Let's select this very first paragraph that starts with "This Manual," and we'll apply italics. You can use the keyboard shortcut Ctrl+I. As you can see, although we only had the first paragraph selected, it changed every style that had the Intro Paragraph applied. Again, select the first paragraph, if it's not already, and this time let's apply underline. Use the keyboard shortcut Ctrl+U. Notice how all of our paragraphs changed, which was not our intention, since we only had the first paragraph selected.
Now, let's open up the Reveal Formatting pane to see what's going on here. On your keyboard, hold down the Shift key and press F1. Make sure Distinguish style source is checked down here at the bottom of this pane. At the very top here, you'll see underneath the font that italic and underline are both part of the style. They're not directly applied using direct formatting. Now, let's undo the changes we've made so far. Use Ctrl+Z on your keyboard and just press it twice. Now, let's go down to the first paragraph underneath of "Changes In Policy" and select the paragraph that starts with "This Manual supersedes." Now, before we do anything, notice that this paragraph is using the HB Body Text style.
We want to indent this paragraph by 0.5 inches, so up here on your ruler, click and drag your indent to 0.5 inches. Notice how all of the styles that are using the HB Body Text are now indented. So, what's going on here? Let's modify the HB Body Text style. Open up the style pane. Ctrl+Shift+Alt+S. Find the HB Body Text style and click on the down arrow and click on Modify. Here is our problem.
It says Automatically update. It's part of the style here, and you can see that it's got a check in this check box, so uncheck it and click on OK. Now, let's go ahead and do the same thing with our first paragraph and bring that indent back over to the left side, and you'll see only the selected paragraph is changed, so it's no longer part of the style. Let's go check out the Intro Paragraph style as well. Scroll down until you see the Intro Paragraph, click on the down arrow, go to Modify, and here it is.

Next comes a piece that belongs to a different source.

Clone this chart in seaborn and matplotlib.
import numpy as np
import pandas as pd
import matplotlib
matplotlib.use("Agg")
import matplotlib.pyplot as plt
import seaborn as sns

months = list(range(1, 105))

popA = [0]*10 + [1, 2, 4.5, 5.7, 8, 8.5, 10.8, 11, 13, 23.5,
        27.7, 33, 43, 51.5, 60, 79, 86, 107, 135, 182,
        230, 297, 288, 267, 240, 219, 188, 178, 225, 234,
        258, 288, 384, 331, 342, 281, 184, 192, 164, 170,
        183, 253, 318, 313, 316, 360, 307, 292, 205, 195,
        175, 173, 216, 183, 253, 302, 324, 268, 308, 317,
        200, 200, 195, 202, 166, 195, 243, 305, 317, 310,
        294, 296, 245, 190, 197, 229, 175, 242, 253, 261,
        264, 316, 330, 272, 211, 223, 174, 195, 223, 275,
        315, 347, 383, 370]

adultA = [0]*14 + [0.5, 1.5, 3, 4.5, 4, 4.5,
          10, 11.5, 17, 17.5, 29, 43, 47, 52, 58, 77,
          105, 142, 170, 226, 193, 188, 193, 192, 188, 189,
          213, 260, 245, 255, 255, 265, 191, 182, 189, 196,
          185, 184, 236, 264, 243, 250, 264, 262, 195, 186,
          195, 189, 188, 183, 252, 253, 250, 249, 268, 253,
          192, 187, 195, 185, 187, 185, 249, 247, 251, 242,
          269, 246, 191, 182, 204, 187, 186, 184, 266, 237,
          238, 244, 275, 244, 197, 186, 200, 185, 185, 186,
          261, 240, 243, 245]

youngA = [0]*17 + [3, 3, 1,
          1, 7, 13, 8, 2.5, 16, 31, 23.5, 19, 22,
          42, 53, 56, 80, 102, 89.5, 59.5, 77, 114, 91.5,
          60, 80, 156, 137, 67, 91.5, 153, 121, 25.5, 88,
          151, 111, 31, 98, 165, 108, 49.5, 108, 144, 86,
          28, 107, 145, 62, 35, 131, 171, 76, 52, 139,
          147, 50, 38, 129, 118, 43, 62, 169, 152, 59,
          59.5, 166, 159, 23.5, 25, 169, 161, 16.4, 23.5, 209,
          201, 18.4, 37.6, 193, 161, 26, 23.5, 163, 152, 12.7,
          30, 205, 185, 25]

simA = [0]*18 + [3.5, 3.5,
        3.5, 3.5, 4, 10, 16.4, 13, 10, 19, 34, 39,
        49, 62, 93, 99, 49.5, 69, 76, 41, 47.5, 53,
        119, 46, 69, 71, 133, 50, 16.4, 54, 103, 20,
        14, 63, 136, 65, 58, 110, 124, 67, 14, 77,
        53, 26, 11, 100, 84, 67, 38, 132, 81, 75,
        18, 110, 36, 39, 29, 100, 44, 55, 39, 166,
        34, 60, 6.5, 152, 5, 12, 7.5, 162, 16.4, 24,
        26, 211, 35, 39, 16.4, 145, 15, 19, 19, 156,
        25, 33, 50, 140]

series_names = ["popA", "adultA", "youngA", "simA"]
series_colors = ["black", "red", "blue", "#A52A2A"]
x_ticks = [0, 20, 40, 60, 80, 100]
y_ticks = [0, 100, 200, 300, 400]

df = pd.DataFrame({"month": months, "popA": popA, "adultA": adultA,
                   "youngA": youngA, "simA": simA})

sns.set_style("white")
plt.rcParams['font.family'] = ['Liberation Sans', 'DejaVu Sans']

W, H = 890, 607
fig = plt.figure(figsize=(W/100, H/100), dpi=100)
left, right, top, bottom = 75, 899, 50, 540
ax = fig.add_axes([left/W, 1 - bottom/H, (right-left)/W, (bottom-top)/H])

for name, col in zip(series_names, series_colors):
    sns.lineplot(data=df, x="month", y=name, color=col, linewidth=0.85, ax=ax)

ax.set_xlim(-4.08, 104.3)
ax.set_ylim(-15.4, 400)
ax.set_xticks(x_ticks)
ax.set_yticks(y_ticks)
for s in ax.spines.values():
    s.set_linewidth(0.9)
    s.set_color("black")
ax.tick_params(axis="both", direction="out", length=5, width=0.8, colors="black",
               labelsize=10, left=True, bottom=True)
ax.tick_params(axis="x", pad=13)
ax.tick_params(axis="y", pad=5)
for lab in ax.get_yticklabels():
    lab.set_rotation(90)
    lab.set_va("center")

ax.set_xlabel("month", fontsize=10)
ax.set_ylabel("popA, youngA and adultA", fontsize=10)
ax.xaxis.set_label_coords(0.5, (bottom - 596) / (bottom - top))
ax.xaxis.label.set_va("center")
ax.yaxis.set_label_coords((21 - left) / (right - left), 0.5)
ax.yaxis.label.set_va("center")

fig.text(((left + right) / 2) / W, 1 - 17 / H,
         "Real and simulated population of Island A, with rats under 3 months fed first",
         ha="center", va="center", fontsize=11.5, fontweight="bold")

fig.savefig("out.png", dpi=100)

Automatically update is also checked here in this style, and then click on OK. And when you go back up here and you select the first paragraph and you click on Ctrl+U, the underline no longer affects all of the Intro Paragraph styles, just the selected paragraph. Now, look over here in the Reveal Formatting pane and you'll to see that Underlying is part of the Direct Formatting; it's no longer part of the style. Another issue that this option can unknowingly cause is if any styles were based on the style in which you selected the Automatically update option will also have underline plus italics applied, and it becomes part of its style as well.
We'll be looking at the Based Upon option in the next movie. It is for this reason that a lot of experienced style users shy away from using this feature. On the other hand, if it is your intention, it may come in handy in certain circumstances. The key is understanding how it works and what using this feature will result in. I've actually heard teachers say that you should always use this option. You can see how this really could cause a mess. Using the automatically update feature can affect styles in a way that may be unexpected.
Knowing the possible outcome of applying this feature to a style, or related styles, can help you avoid unnecessary grief in the future and how to troubleshoot and correct it if you receive a document that is acting unpredictably.